# Pourquoi Choisir L'infantrie



## MRoberge (21 Apr 2009)

Bonjour , j'aimerai avoir votre avis de pourquoi vous avez choisi fantassin comme métier ! autemp les plus que les contres   :threat:

Merci!


----------



## Antoine (22 Apr 2009)

Je n'ai pas choisi l'infanterie mais j'ai énormement de respect pour eux.  

Toi, pourquoi as-tu choisi l'infanterie? 

J'ai remarqué que de nombreux jeunes debut vingtaines sont attirés par ce metier.

J'étais beaucoup trop immature et indiscipliné dans la vingtaine pour la vie militaire  :


----------



## Cne C (22 Apr 2009)

Bonjour,
Je ne suis pas fantassin mais artilleur. J'ai énormément de respect pour l'infanterie c'est quand même l'arme des 300 derniers mètres. Sans eux, nombres de batailles auraient été perdues


----------



## the_girlfirend (22 Apr 2009)

Salut!

As-tu vu la télésérie "Combat School" sur Discovery? 
http://www.discoverychannel.ca/Showpage.aspx?sid=14403

J'ai bien aimé les épisodes que j'ai vu et je crois que les épisodes en Afghanistan peuvent te donner une bonne idée de ce que ça implique d'être un fantassin dans les Forces. 

J'ai l'impression que l'endurance physique et mentale est absolument essentielle, c'est un travail très très difficile... ça prend beaucoup de courage et de sang froid et l'esprit d'équipe est très important.

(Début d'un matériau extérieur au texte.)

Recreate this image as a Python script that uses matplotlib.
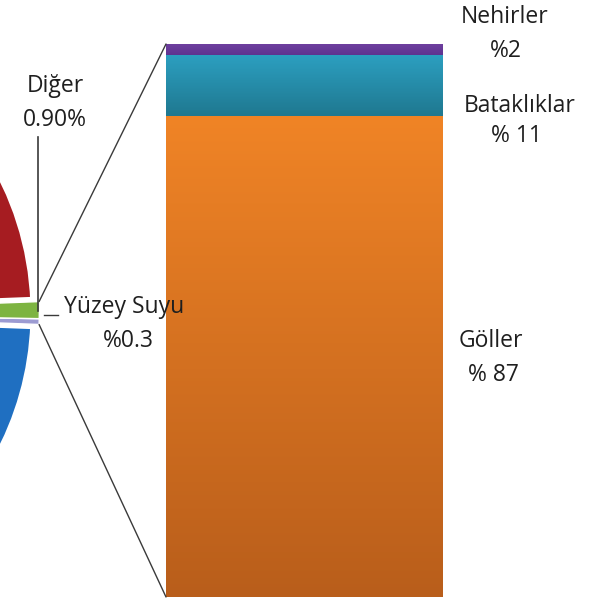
import numpy as np
import matplotlib
matplotlib.use('Agg')
import matplotlib.pyplot as plt
from matplotlib.colors import LinearSegmentedColormap
from matplotlib.patches import ConnectionPatch

plt.rcParams['font.family'] = ['Open Sans', 'DejaVu Sans']

# ---------------- data ----------------
pie_labels = ['Yüzey Suyu', 'Diğer', 'Buzullar', 'Yeraltı Suyu']
pie_values = [0.3, 0.9, 68.7, 30.1]
pie_colors = ['#9c9bd2', '#7db441', '#a61c21', '#1f6fc1']

bar_labels = ['Göller', 'Bataklıklar', 'Nehirler']
bar_values = [87, 11, 2]
bar_pct = ['% 87', '% 11', '%2']
diger_text = ['Diğer', '0.90%']
yuzey_text = ['Yüzey Suyu', '%0.3']

# gradient colours (top, bottom) per bar segment
bar_grad = [('#f08426', '#b95e1b'), ('#2c9fc0', '#1f7890'), ('#7040a0', '#5e3390')]

W, H = 595, 608
fig = plt.figure(figsize=(W / 100, H / 100), dpi=100)

# ---------------- pie (mostly off-canvas) ----------------
ax = fig.add_axes([0, 0, 1, 1])
R = 302
cx, cy = -266.7, H - 313
start = -(pie_values[0] + pie_values[1]) / 2 * 3.6
expl = [4, 4, 0, 0]
wedges, _ = ax.pie(pie_values, colors=pie_colors, startangle=start,
                   counterclock=True, center=(cx, cy), radius=R,
                   explode=expl,
                   wedgeprops=dict(edgecolor='white', linewidth=1.2))
# wide white borders on the two big slices, small slices on top
for w, lw, z in zip(wedges, [1.0, 1.0, 7.0, 7.0], [3, 3, 1, 1]):
    w.set_linewidth(lw)
    w.set_zorder(z)
ax.set_xlim(0, W)
ax.set_ylim(0, H)
ax.set_aspect('equal')
ax.axis('off')

# ---------------- bar ----------------
bx0, bx1, by0, by1 = 166, 443, 44, 597
bax = fig.add_axes([bx0 / W, (H - by1) / H, (bx1 - bx0) / W, (by1 - by0) / H])
bottoms = np.concatenate([[0], np.cumsum(bar_values)[:-1]])
bars = bax.bar([0] * len(bar_values), bar_values, bottom=bottoms, width=1.0,
               color=[g[0] for g in bar_grad], edgecolor='none')
bax.set_xlim(-0.5, 0.5)
bax.set_ylim(0, sum(bar_values))
bax.axis('off')

for patch, (ctop, cbot) in zip(bars.patches, bar_grad):
    x0, y0 = patch.get_x(), patch.get_y()
    w, h = patch.get_width(), patch.get_height()
    cmap = LinearSegmentedColormap.from_list('g', [cbot, ctop])
    grad = np.linspace(0, 1, 256).reshape(-1, 1)
    im = bax.imshow(grad, cmap=cmap, extent=[x0, x0 + w, y0, y0 + h],
                    origin='lower', aspect='auto', zorder=3)
    im.set_clip_path(patch)
bax.set_xlim(-0.5, 0.5)
bax.set_ylim(0, sum(bar_values))

# ---------------- connectors ----------------
wg = wedges[1]   # Diğer (green)
wl = wedges[0]   # Yüzey Suyu (lavender)
gx, gy = wg.center
t2 = np.deg2rad(wg.theta2)
top_pt = (gx + wg.r * np.cos(t2), gy + wg.r * np.sin(t2))
lx, ly = wl.center
t1 = np.deg2rad(wl.theta1)
bot_pt = (lx + wl.r * np.cos(t1), ly + wl.r * np.sin(t1))

for pA, pB in [(top_pt, (-0.5, sum(bar_values))), (bot_pt, (-0.5, 0))]:
    con = ConnectionPatch(xyA=pA, coordsA=ax.transData, xyB=pB,
                          coordsB=bax.transData, color='#3a3a3a', lw=1.0,
                          zorder=5)
    fig.add_artist(con)

# ---------------- labels ----------------
tc = '#1f1f1f'
fs = 16.5


def ftext(x, y, s):
    fig.text(x / W, 1 - y / H, s, ha='center', va='center', fontsize=fs,
             color=tc, zorder=10)


# Diğer label with vertical leader
ftext(55, 86, diger_text[0])
ftext(55, 120, diger_text[1])
ax.plot([38, 38], [H - 137, H - 311], color='#3a3a3a', lw=1.2, zorder=6)

# Yüzey Suyu label with short leader
ftext(124, 307, yuzey_text[0])
ftext(128, 341, yuzey_text[1])
ax.plot([44, 58], [H - 315, H - 315], color='#3a3a3a', lw=1.0, zorder=6)

# bar segment labels
lab_pos = {'Nehirler': (505, 17, 506, 51),
           'Bataklıklar': (520, 106, 516, 136),
           'Göller': (491, 341, 493, 375)}
for name, pct in zip(bar_labels, bar_pct):
    x1, y1, x2, y2 = lab_pos[name]
    ftext(x1, y1, name)
    ftext(x2, y2, pct)

fig.savefig('out.png', dpi=100)
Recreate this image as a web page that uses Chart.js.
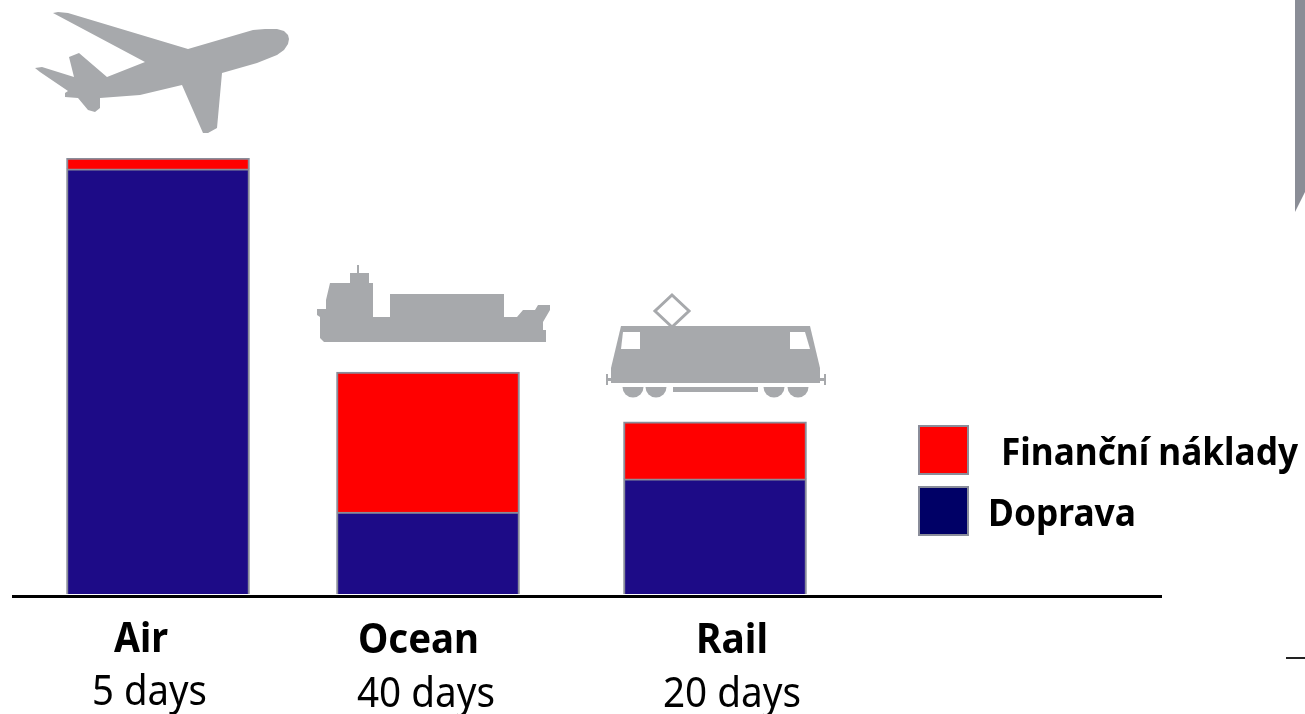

Ce qui est particulier avec l'infanterie, c'est que ton travail est de te rapprocher de l'ennemi, tu es appelé à utiliser ton arme pour atteindre une cible qui peut être plutôt rapprochée... tu as vraiment les deux pieds sur le terrain... Ça prend vraiment beaucoup de contrôle de soi, et beaucoup de détermination. Moi aussi j'ai vraiment beaucoup de respect pour les fantassins...

Dans l'infanterie, ta protection c'est ta forme physique, tu dois être en très bonne forme.
Parles en à un recruteur, fais des recherches, c'est une grosse décision!


----------



## Smack (22 Apr 2009)

Moi je suis de l'infanterie pour le R de Chaud mais je fini mon cours de recrue bientot j'aime le fait de toujours avoir de l'action le contre c'est probablement ceux qui risque le plus de revenir avec des sequelle autant physique que mentale mais bon c'est les risque du métier comme n'importe quel autre


----------



## MRoberge (22 Apr 2009)

Je vous remerci tous .... le but de ce topic est vraiment d'éclairer à tout ceux qui sont interesser par se metier dangereux mais si valorisant !

continuer a écrire les raison de vos métier ! dans les fc   :bullet:


----------



## Nagual (22 Apr 2009)

Smack said:
			
		

> Moi je suis de l'infanterie pour le R de Chaud mais je fini mon cours de recrue bientot j'aime le fait de toujours avoir de l'action le contre c'est probablement ceux qui risque le plus de revenir avec des sequelle autant physique que mentale mais bon c'est les risque du métier comme n'importe quel autre



Toujours avoir de l'action... non pantoute des jobs ayant aucun rapport avec le combat tu vas en faire la majorité du temps et ce n'est pas toujours plaisant mais nécessaire, l'armée c'est une grosse machine et elle ne fonctionne pas toute seule. Sinon tu vas sur des cours pour te qualifier sur différentes choses et le reste du temps (pas souvent) tu vas en exercice quelques jours.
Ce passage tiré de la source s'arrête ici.